The exercise to determine the fair value of the assets acquired is complex and is still being finalised. At the reporting date, the draft findings of the valuation exercise reveals the following fair values:

£m
Fair value of consideration 2.04
Fair value of assets acquired:
Tangible non-current assets 1.39
Intangible assets identified 0.83
Cash, Inventory, receivables, and other current assets 0.39
Liabilities and provisions (0.35)
Deferred tax on acquisition (0.20)
Fair Value of Assets acquired 2.06
Profit on Bargain purchase 0.02

The valuation exercise will be complete by the end of the financial year and any adjustments required to either the fair value of the consideration or the assets acquired will be made in the Annual Report.
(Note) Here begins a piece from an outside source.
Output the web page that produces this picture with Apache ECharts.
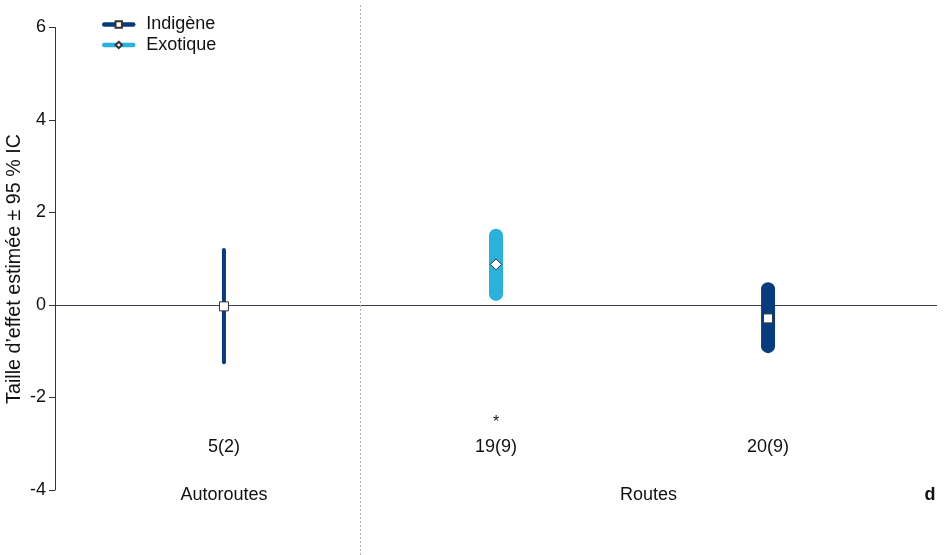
<!DOCTYPE html>
<html>
<head>
<meta charset="utf-8">
<script src="https://cdn.jsdelivr.net/npm/echarts@6/dist/echarts.min.js"></script>
<style>html,body{margin:0;padding:0;background:#fff}#c{width:944px;height:555px}</style>
</head>
<body>
<div id="c"></div>
<script>
// ---- data ----
const groups = ['Autoroutes', 'Routes'];
const itemGroup = [0, 1, 1];
const itemOrigin = ['Indigène', 'Exotique', 'Indigène'];
const itemX = [1, 2, 3];
const means = [-0.03, 0.88, -0.29];
const ciLow = [-1.24, 0.24, -0.89];
const ciHigh = [1.19, 1.50, 0.34];
const sampleLabels = ['5(2)', '19(9)', '20(9)'];
const sampleN = [5, 19, 20];
const significance = ['', '*', ''];
const yTicks = [-4, -2, 0, 2, 4, 6];
const origins = ['Indigène', 'Exotique'];

// ---- styles ----
const FONT = '"Liberation Sans", Arial, Helvetica, sans-serif';
const colors = { 'Indigène': '#083b7b', 'Exotique': '#2bb1da' };
const symbols = { 'Indigène': 'rect', 'Exotique': 'diamond' };
const symSizes = { 'Indigène': 9, 'Exotique': 11 };
const xMin = 0.379, xMax = 3.621;
const divider = 1.5;

const chart = echarts.init(document.getElementById('c'), null, { renderer: 'canvas' });

const barData = itemX.map((x, i) => [x, ciLow[i], ciHigh[i], origins.indexOf(itemOrigin[i]), sampleN[i]]);

const markerSeries = origins.map(o => ({
  name: o,
  type: 'line',
  data: itemX.map((x, i) => itemOrigin[i] === o ? [x, means[i]] : null).filter(d => d),
  symbol: symbols[o],
  symbolSize: symSizes[o],
  showAllSymbol: true,
  color: colors[o],
  itemStyle: { color: '#fff', borderColor: '#333', borderWidth: 1 },
  lineStyle: { color: colors[o], width: 4, opacity: 0 },
  z: 5,
  silent: true,
  animation: false
}));

const labelData = itemX.map((x, i) => [x, sampleLabels[i], significance[i]]);

const option = {
  animation: false,
  backgroundColor: '#fff',
  textStyle: { fontFamily: FONT },
  grid: { left: 55, right: 7, top: 27.5, bottom: 65 },
  legend: {
    orient: 'vertical',
    left: 97,
    top: 10.5,
    itemWidth: 29,
    itemHeight: 8,
    itemGap: 2.5,
    data: origins,
    textStyle: { fontSize: 18, color: '#111', fontFamily: FONT, lineHeight: 18, padding: [0, 0, 0, 8] },
    lineStyle: { width: 4.5, opacity: 1, cap: 'round' }
  },
  xAxis: {
    type: 'value', min: xMin, max: xMax,
    show: false
  },
  yAxis: {
    type: 'value', min: yTicks[0], max: yTicks[yTicks.length - 1], interval: 2,
    axisLine: { show: true, onZero: false, lineStyle: { color: '#333', width: 1 } },
    axisTick: { show: true, length: 6, lineStyle: { color: '#333' } },
    axisLabel: { fontSize: 18, color: '#111', fontFamily: FONT, margin: 9 },
    splitLine: { show: false }
  },
  series: [
    {
      type: 'custom',
      name: 'ci',
      data: barData,
      clip: false,
      silent: true,
      z: 3,
      renderItem: function (params, api) {
        const x = api.value(0);
        const p1 = api.coord([x, api.value(2)]);
        const p2 = api.coord([x, api.value(1)]);
        const o = origins[api.value(3)];
        const w = api.value(4) >= 10 ? 14 : 4;
        return {
          type: 'line',
          shape: { x1: p1[0], y1: p1[1], x2: p2[0], y2: p2[1] },
          style: { stroke: colors[o], lineWidth: w, lineCap: 'round' }
        };
      }
    },
    {
      type: 'custom',
      name: 'refs',
      data: [[0]],
      clip: false,
      silent: true,
      z: 1,
      renderItem: function (params, api) {
        const zl = api.coord([xMin, 0]);
        const zr = api.coord([xMax, 0]);
        const dv = api.coord([divider, 0]);
        const zy = Math.round(zl[1]) + 0.5;
        const dx = Math.round(dv[0]) + 0.5;
        return {
          type: 'group',
          children: [
            { type: 'line', shape: { x1: zl[0], y1: zy, x2: zr[0], y2: zy }, style: { stroke: '#3a3f4a', lineWidth: 1 } },
            { type: 'line', z2: 2, shape: { x1: dx, y1: 5, x2: dx, y2: 555 }, style: { stroke: '#b0b0b0', lineWidth: 1, lineDash: [2, 2] } }
          ]
        };
      }
    },
    {
      type: 'custom',
      name: 'labels',
      data: labelData,
      clip: false,
      silent: true,
      z: 4,
      renderItem: function (params, api) {
        const x = api.value(0);
        const i = params.dataIndex;
        const pc = api.coord([x, -3.07]);
        const ps = api.coord([x, -2.55]);
        const children = [
          { type: 'text', x: pc[0], y: pc[1], style: { text: sampleLabels[i], font: '18px ' + FONT, fill: '#111', textAlign: 'center', textVerticalAlign: 'middle' } }
        ];
        if (significance[i]) {
          children.push({ type: 'text', x: ps[0], y: ps[1], style: { text: significance[i], font: '16px ' + FONT, fill: '#111', textAlign: 'center', textVerticalAlign: 'middle' } });
        }
        return { type: 'group', children: children };
      }
    },
    {
      type: 'custom',
      name: 'groups',
      data: groups.map((g, gi) => [gi]),
      clip: false,
      silent: true,
      z: 4,
      renderItem: function (params, api) {
        const gi = params.dataIndex;
        const xs = itemX.filter((x, i) => itemGroup[i] === gi);
        const cx = xs.length === 1 ? xs[0] : (divider + xMax) / 2;
        const p = api.coord([cx, -4.11]);
        return { type: 'text', x: p[0], y: p[1], style: { text: groups[gi], font: '18px ' + FONT, fill: '#111', textAlign: 'center', textVerticalAlign: 'middle' } };
      }
    }
  ].concat(markerSeries),
  graphic: [
    {
      type: 'text', x: 15, y: 269, rotation: Math.PI / 2,
      style: { text: 'Taille d\u2019effet estimée ± 95 % IC', font: '19.7px ' + FONT, fill: '#111', textAlign: 'center', textVerticalAlign: 'middle' }
    },
    {
      type: 'text', x: 930, y: 495,
      style: { text: 'd', font: 'bold 18px ' + FONT, fill: '#111', textAlign: 'center', textVerticalAlign: 'middle' }
    }
  ]
};
chart.setOption(option);
</script>
</body>
</html>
3.   RELATED PARTY TRANSACTION

As outlined in note 2 above, RUA Medical Devices Limited was acquired from David Richmond, a non-executive director of the Group at the time of the aquisiton and currently Group CEO.  At the reporting date the Group had a liability to David Richmond in respect of deferred consideration to the sum of £425,000. There is no interest payable on the outstanding balance.

4.   SEGMENTAL REPORTING

The Company is an Intellectual Property (IP) holding company whose principal activity is exploiting the value of its IP and know-how.

All revenue and operating result originated in the United Kingdom.
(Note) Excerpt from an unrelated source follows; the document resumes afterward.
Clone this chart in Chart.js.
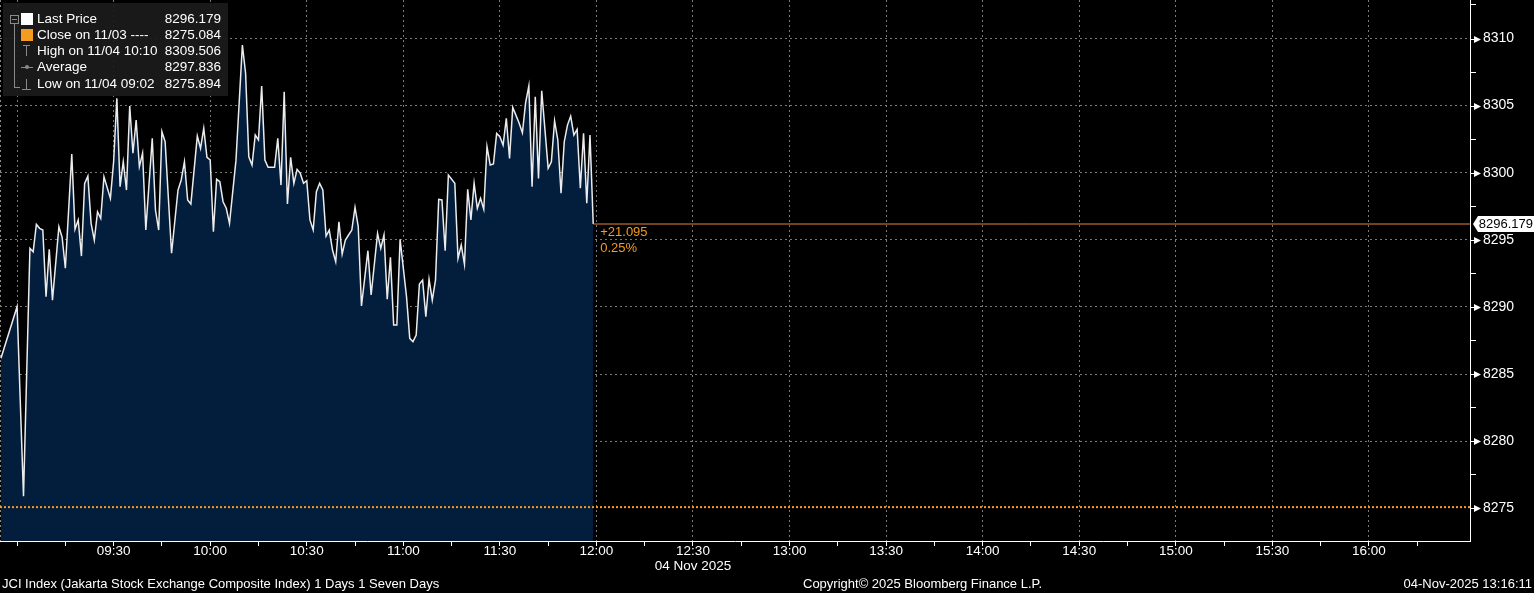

Analysis of revenue by income stream
Unaudited Unaudited Audited
Six months to 30 Sept 2020

GB£000
Six months to 30 Sept 2019

GB£000
Twelve months to 31 March 2020

GB£000
Medical devices 416 - -
License fees - services - 40 40
Royalty revenue 215 259 449
Total 631 299 489
Analysis of revenue by geographical location
Unaudited Unaudited Audited
Six months to 30 Sept 2020

GB£000
Six months to 30 Sept 2019

GB£000
Twelve months to 31 March 2020

GB£000
Europe 79 103 181
USA 533 174 266
RoW 19 22 42
Total 631 299 489

5.     INTANGIBLE ASSETS

Acquired Intellectual property GBP000 Intellectual property

GB£000
Development costs

GB£000
Total

GB£000
At 01 April 2019 - 393 55 448
Additions - - - -
Amortisation - (80) (13) (93)
At 30 September 2019 - 313 42 355
Additions - - - -
Amortisation - (79) (21) (100)
At 01 April 2020 - 234 21 255
Acquisition through business combination 834 - - 834
Amortisation (62) - (14) (76)
At 30 September 2020 772 234 7 1,013

6.     TANGIBLE ASSETS

Land & Buildings Plant & Equipment Computer Equipment Fixtures & Fittings Total
GB£000 GB£000 GB£000 GB£000 GB£000
Gross carrying amount 01 April 2020 - - 5 - 5
Acquisition through business combination at fair value 590 753 25 19 1,387
Additions 211 92 - - 303
IFRS 16 adjustment - 26 - - 26
Depreciation (28) (55) (6) (2) (91)
Gross carrying amount 30 September 2020 773 816 24 17 1,630

7.  ISSUED SHARE CAPITAL

During the 6 month period to 30 September 2020, the Company acquired RUA Medical Devices Limited as detailed in note 2 above.  The acquisition was partly settled by the issue of 1,500,000 5 pence ordinary shares, thereby increasing Issued Share Capital by £75,003 and Share Premium by £1,078,928, net of costs.       

8.  INTERIM ANNOUNCEMENT

The interim results announcement was released on 11 December 2020.  A copy of this Interim Report is also available on the Company's website www.rualifesciences.com.